Along with #FOSTA (the Fight Online Sex Trafficking Act), passed by the House of Representatives on February 27, this potentially disastrous bill seeks to amend the Communications Decency Act (CDA, which protects Internet companies from prosecution for user-posted content) to exclude anything deemed to facilitate sex trafficking. The result could be a dramatic widening of the crackdown on sex work online that began with last year’s Federal shutdown of Backpage.
Sex workers and allies faced an uphill battle against SESTA/FOSTA, which most members of Congress viewed as an easy bipartisan win on a “no-brainer” issue. Sex work has been barely visible in the national debate around this legislation, which has focused almost entirely on Net neutrality and First Amendment issues. But even some tech giants such as Facebook and IBM reversed their positions on these bills, presumably to avoid appearing to condone sex trafficking. As usual, the most vulnerable people in the equation and those most directly affected have no voice in the passage of legislation that endangers while purporting to protect them.
Yet advocates for sex workers’ rights and anti-trafficking activists agree that SESTA/FOSTA will hurt everyone working in the sex trade, including trafficked individuals. As Freedom Network USA, “the largest network of anti-trafficking service providers and advocates in the United States,” said in a recent statement,
Reforming the CDA to include the threat of civil litigation could deter responsible website administrators from trying to identify and report trafficking. It is important to note that responsible website administration can make trafficking more visible — which can lead to increased identification. …When websites are shut down, the sex trade is pushed underground and sex trafficking victims are forced into even more dangerous circumstances. Street-based sex workers report significantly higher levels of victimization, including physical and sexual violence.
The ability to advertise and communicate openly online constitutes a major safety net for all sex workers.
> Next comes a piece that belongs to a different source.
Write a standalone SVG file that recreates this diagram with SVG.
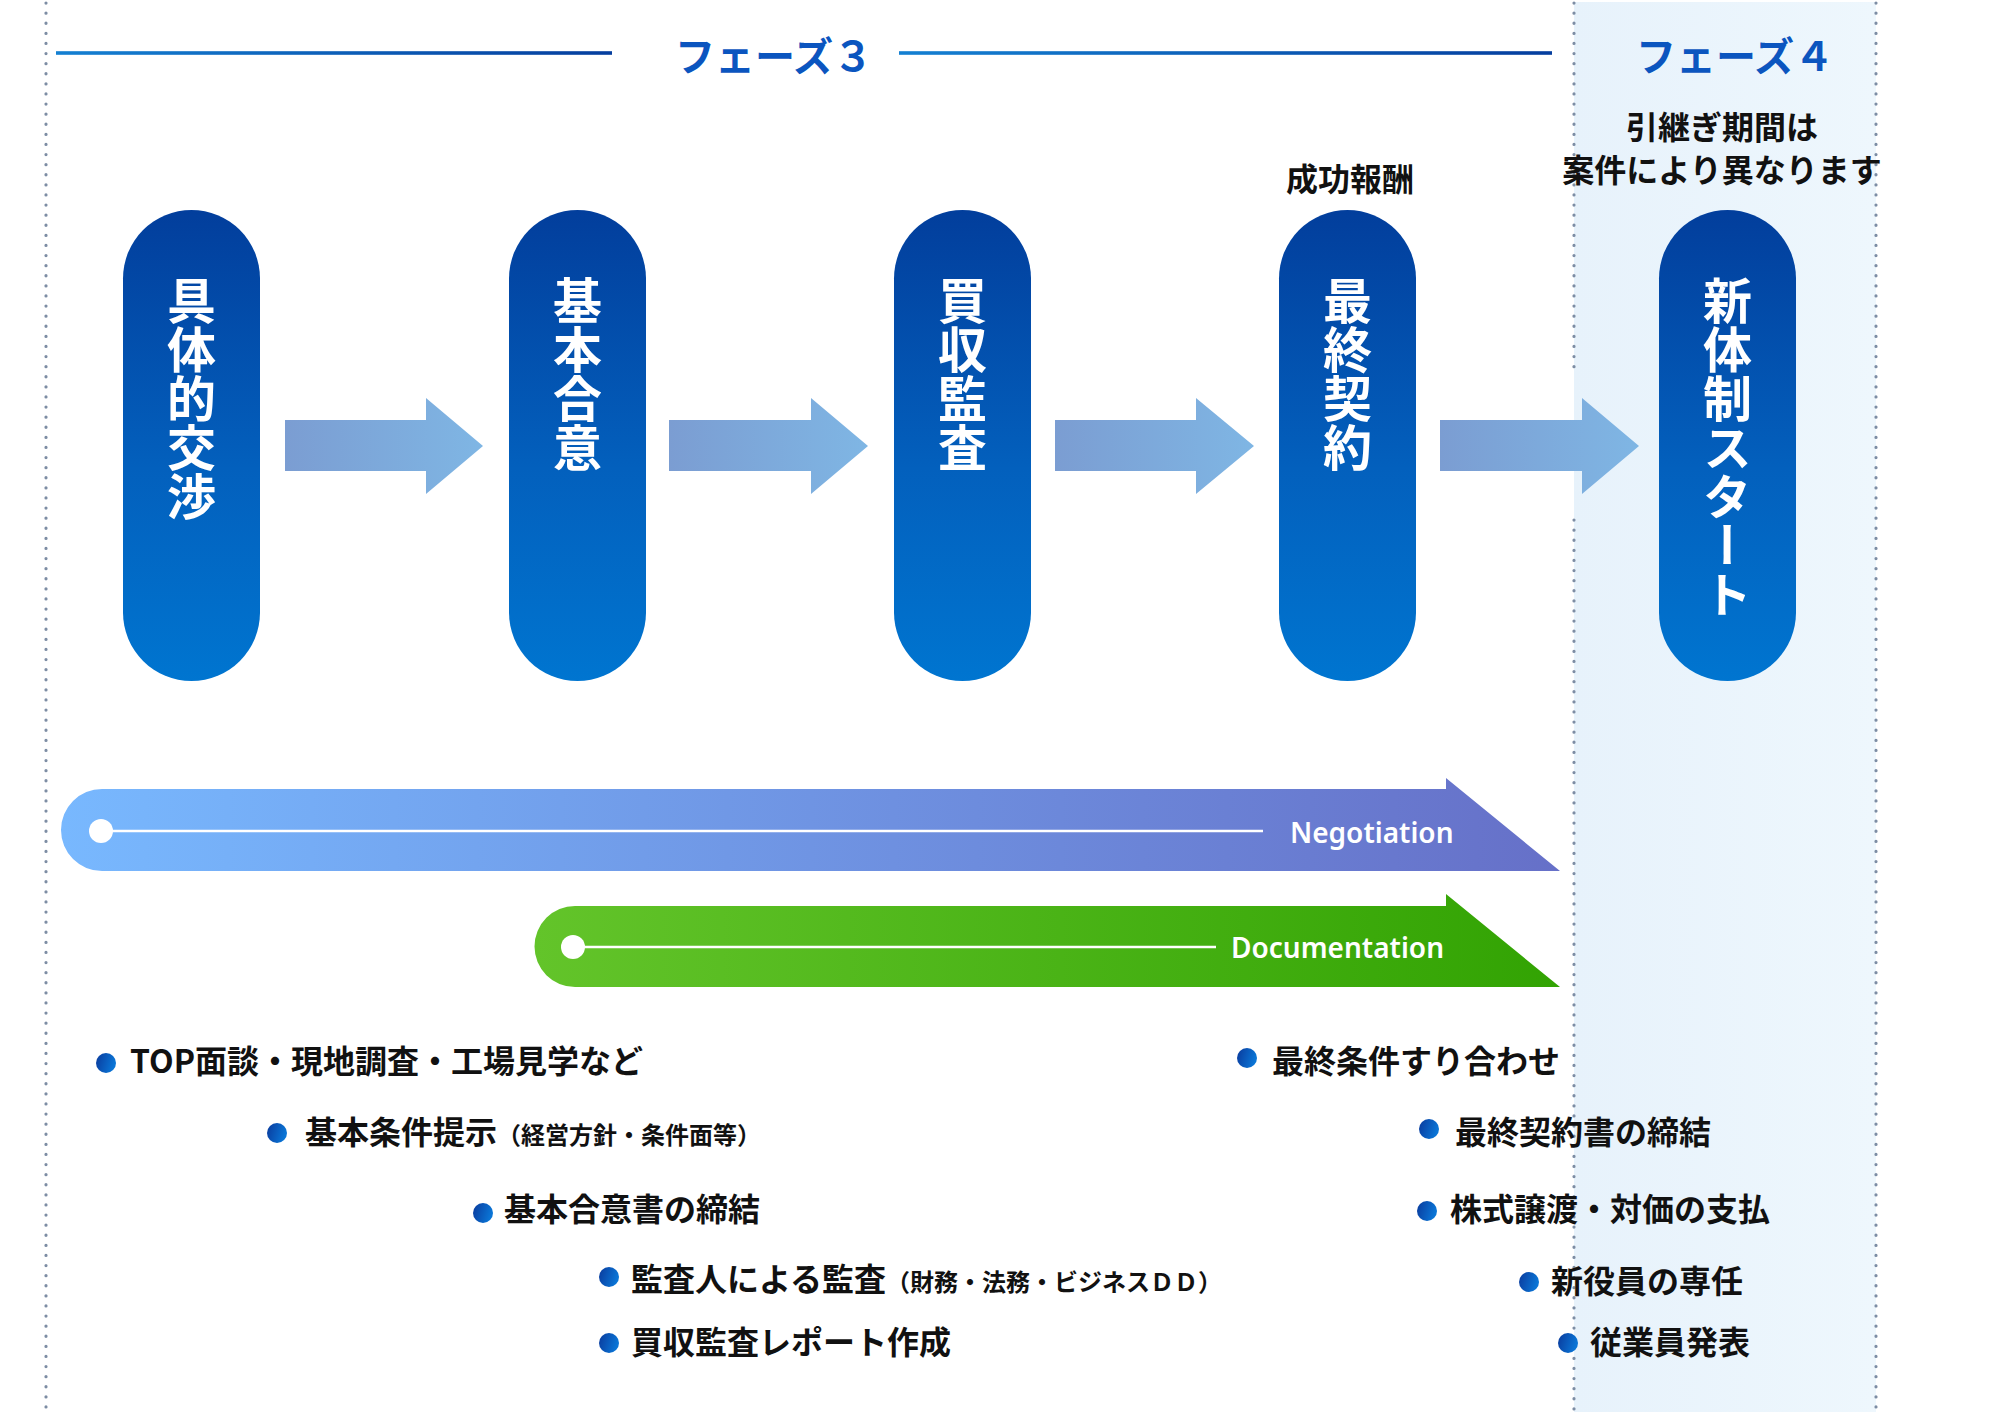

Take this away and workers are driven back to the danger of the streets and increased vulnerability to predatory clients and procurers. Under SESTA/FOSTA, Internet companies could ban sex workers sharing information about dangerous clients and other harm reduction resources. Only full decriminalization can empower sex workers to control the conditions of our labor.
The struggle continues against the attitudes embodied in this legislation: that people trading in sex–whether by choice, circumstance, or coercion–need rescue; that the consensual sale and purchase of sex by adults enables, or is the same as, human trafficking; that sex workers don’t deserve the same rights and respect as other types of workers. With both government and well-intentioned rescuers failing us yet again, it will now be up to the sex-work community to devise new best practices to keep workers as safe as possible from prosecution and violence, while they continue to work for survival.